He’ll be happier when spring comes and the comforter gets put away and the soft, not-bouncy spread comes back out of the closet. He loves sitting on the window seat. That window seat is one of the reasons I bought this house. I had wanted one ever since the girls in the novels I read as a youngster always seemed to have a window seat where they could sit knitting or reading or crying over some hurt. Finally, I had one.
No, I don’t knit there and it’s too cramped to read on for very long and it’s been quite a while since I’ve cried over a hurt. But PeeDee really enjoys it, and the size is just right for him.
He is big. He was such an adorable little kitten when he came here to live. He has grown into a large, wonderful, longhaired cat. He is truly handsome. His coloring — shades of gray with a bit of white thrown in — is beautiful.

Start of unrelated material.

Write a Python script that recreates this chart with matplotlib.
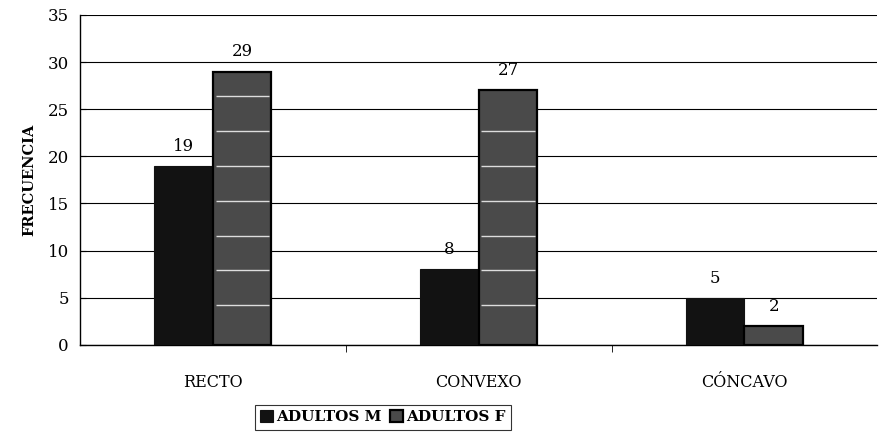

I think I told you about the photographer who was here to shoot something else but fell in love with PeeDee and concentrated on pictures of him. He is very laid back. No trip to London to look at the Queen for him, and he might frighten the little mouse under the chair, but he wouldn’t hurt him. (You do know the poem, “Little mouse, little mouse, where have you been? I’ve been to London to look at the Queen,” don’t you?)
There have been some fun poems and songs about cats long before T.S. Eliot and the very popular musical, “Cats.” One of my favorites was in “Lady and the Tramp.” It’s “I am Siamese, if you please; I am Siamese if you don’t please” et al.
And that’s the way it is with our feline friends. They are what they are, loving, purring, warm and faithful companions. And they can learn, too. PeeDee knows when he is asked “Water?” to walk to the bathroom and jump up to the sink to drink. When the treats don’t come often enough, he’ll walk to the drawer where they are kept and sit there staring at the drawer until I notice. When he is tired of being brushed, he’ll put his head on my hand as though to say, “OK, time to stop, please.”
A catwalk is something you’ll never find me on. Heights and I don’t get along. Catcalls are cruel, I think. A catty woman is to be avoided. Why does the word “cat” get attached to such un-nice things? There’s even a cat burglar.
Well, I won’t let PeeDee know about those distasteful things; they are not related to him. I might tell him about the word clowder, though. Google says that’s the word for a group of cats. CLAWder would be better, wouldn’t it?
Anyway, thanks for asking. PeeDee is just fine.